◆ **Instruction**
Copy each line that holds "matplotlib".

---*---

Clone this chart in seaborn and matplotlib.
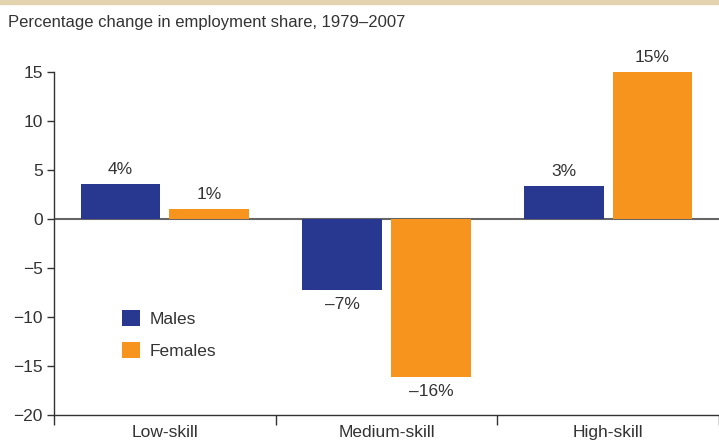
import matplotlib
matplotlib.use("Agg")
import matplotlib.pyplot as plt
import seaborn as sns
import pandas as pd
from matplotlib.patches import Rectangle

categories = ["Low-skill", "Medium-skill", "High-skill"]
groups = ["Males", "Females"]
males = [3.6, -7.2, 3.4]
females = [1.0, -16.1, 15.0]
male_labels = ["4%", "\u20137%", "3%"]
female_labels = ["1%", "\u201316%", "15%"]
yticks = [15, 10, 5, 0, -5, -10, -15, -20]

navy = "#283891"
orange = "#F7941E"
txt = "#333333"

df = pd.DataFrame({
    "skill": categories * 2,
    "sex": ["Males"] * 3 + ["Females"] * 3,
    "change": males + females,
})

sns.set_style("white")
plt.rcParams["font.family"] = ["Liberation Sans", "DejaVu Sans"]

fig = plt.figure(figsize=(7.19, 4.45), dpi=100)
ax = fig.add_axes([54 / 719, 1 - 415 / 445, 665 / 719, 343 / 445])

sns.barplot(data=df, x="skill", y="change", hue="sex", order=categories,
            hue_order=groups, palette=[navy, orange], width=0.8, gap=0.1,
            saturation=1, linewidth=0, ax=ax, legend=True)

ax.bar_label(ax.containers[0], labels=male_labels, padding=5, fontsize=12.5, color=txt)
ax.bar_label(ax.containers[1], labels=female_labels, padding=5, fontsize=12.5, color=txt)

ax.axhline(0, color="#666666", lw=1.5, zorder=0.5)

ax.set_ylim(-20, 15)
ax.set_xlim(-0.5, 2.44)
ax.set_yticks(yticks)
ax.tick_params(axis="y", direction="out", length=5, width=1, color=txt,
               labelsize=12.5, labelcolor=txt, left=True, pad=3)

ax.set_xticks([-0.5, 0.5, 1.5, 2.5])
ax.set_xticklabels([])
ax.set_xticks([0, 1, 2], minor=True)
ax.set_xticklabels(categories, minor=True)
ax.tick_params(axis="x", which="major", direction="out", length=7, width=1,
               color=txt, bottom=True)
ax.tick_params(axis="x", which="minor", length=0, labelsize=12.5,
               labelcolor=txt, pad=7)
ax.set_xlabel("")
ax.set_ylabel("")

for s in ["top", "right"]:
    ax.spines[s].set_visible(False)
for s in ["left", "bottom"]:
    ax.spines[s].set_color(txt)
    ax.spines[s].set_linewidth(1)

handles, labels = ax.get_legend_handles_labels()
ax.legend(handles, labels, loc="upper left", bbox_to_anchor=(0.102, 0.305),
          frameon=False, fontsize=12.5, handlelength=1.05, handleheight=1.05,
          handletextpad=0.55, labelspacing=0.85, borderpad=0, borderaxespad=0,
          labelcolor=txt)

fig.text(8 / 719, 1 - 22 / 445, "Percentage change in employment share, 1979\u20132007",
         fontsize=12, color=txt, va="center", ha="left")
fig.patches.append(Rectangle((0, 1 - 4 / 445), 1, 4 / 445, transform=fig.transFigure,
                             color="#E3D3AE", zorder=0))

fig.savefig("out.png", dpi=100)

---*---

◆ **Exercise response**
Clone this chart in seaborn and matplotlib.
import matplotlib
matplotlib.use("Agg")
import matplotlib.pyplot as plt
from matplotlib.patches import Rectangle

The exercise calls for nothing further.